Si le Conseil d'État ne remet pas en cause l'idée d'un tel procédé, qui peut être utile à l'occasion de certaines manifestations et des écarts pouvant être observés, il n'en reste pas moins que ce procédé peut bouleverser de manière manifeste et la liberté de manifester et la liberté d'aller et venir. Ici, les juges du Conseil d'État ont critiqué le fait que les dispositions concernées ne précisaient pas les hypothèses pour lesquelles ce procédé pourrait être utilisé. Et les juges d'annuler cette pratique dans la mesure où sa mise en œuvre effective ne garantirait ni une adaptabilité, ni une nécessité, ni une proportionnalité aux circonstances.
2/ Journalistes et attroupement de personnes dispersé
Le Conseil d'État a décidé d'annuler la section relative aux journalistes présents sur les lieux alors qu'un attroupement de personnes est dispersé par les forces de l'ordre. Cette section prévoyait en fait que les journalistes étaient contraints de se soumettre aux ordres de dispersion par les forces de l'ordre et en se plaçant hors du corps des manifestants qui seraient amenés à se disperser. Pour rappel sur le plan pénal, le fait de maintenir sa présence au sein d'un attroupement alors même qu'un ordre de dispersion a été communiqué est constitutif d'un délit ; toutefois, ici, les journalistes doivent être en mesure d'exercer leur mission d'information en dépit d'une telle dispersion de manifestants. Les journalistes ne peuvent donc pas être contraints à quitter les lieux dès l'instant où ces derniers se placent dans une position qui les empêche d'être confondus avec les manifestants (devant respecter la sommation de dispersion).
3/ La question du port de protection au bénéfice des journalistes
Le Conseil d'État a poursuivi sa décision en annulant la partie relative aux conditions permettant aux journalistes de porter des équipements de protection. Les juges ont décidé que le ministre de l'Intérieur n'est pas en mesure d'imposer les conditions qui permettraient aux journalistes de porter des protections lors de manifestations.
Dans le schéma national du maintien de l'ordre, il était indiqué que les journalistes pouvaient porter des équipements de protection pour le cas où leur « identification est confirmée » et que le comportement des journalistes est « exempt de toute infraction ou provocation ». Or les juges ont relevé que les termes employés dans une simple circulaire sont équivoques et vagues, et outrepassent les dispositions contenues au sein du Code pénal, d'où l'annulation de cette règle.

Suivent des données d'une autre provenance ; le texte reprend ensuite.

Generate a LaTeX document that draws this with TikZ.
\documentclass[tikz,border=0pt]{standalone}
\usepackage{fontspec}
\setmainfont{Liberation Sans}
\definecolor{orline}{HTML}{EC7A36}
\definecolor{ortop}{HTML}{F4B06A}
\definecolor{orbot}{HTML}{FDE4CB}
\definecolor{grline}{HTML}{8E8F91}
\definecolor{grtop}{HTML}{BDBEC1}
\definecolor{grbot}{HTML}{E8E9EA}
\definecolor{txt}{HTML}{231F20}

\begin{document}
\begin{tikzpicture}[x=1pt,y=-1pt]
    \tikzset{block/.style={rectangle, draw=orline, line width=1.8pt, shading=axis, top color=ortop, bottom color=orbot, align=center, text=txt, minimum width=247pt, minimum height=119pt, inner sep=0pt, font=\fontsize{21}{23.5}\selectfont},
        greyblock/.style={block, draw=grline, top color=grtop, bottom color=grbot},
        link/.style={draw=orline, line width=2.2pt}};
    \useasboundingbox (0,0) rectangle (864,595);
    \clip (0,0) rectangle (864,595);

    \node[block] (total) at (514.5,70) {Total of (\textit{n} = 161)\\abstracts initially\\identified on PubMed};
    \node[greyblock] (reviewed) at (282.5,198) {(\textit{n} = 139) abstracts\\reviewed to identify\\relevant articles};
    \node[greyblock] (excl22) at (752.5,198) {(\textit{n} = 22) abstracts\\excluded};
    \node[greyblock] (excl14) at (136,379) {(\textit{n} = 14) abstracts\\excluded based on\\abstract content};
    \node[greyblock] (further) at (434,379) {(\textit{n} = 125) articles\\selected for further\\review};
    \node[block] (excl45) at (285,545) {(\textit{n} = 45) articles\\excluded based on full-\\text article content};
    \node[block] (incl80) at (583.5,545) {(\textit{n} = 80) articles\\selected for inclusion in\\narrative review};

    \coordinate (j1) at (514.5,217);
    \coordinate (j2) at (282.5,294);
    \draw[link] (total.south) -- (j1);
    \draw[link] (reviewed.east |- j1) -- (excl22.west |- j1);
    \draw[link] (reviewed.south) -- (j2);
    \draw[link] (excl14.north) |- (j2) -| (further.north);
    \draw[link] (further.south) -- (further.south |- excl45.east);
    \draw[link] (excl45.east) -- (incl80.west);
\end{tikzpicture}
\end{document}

4/ La question de l'accréditation des journalistes
Dernier point et non des moindres à être annulé : la question de l'D et l'accès au canal d'échange pouvant être instauré par les forces de l'ordre compétentes à l'occasion des manifestations. Les juges du Conseil d'État ont annulé l'obligation d'accréditation des journalistes afin d'accéder à ce canal.
En fait, les juges ont ici observé que ce canal permet à certains journalistes de recevoir immédiatement des informations sur le déroulement d'une manifestation (cela ne remet pas en cause les principes inhérents à la liberté d'expression, de communication ni aux principes d'égalité entre les journalistes). Les juges ont aussi retenu qu'il était possible de limiter l'accès à ce canal d'échange à certains journalistes, eux-mêmes titulaires d'une carte de presse, en ce qu'il existe des impératifs opérationnels pour les forces de l'ordre à l'occasion des manifestations.
Néanmoins, le Conseil d'État a retenu, pour annuler cette section, que cette accréditation devait être effectuée « auprès des autorités », sans que sa portée, ni les conditions, ni encore les modalités d'obtention soient précisées. Cette rédaction est alors vague et peut conduire à des choix discrétionnaires, pour tel ou tel journaliste, et porte finalement atteinte de manière disproportionnée à la liberté de la presse.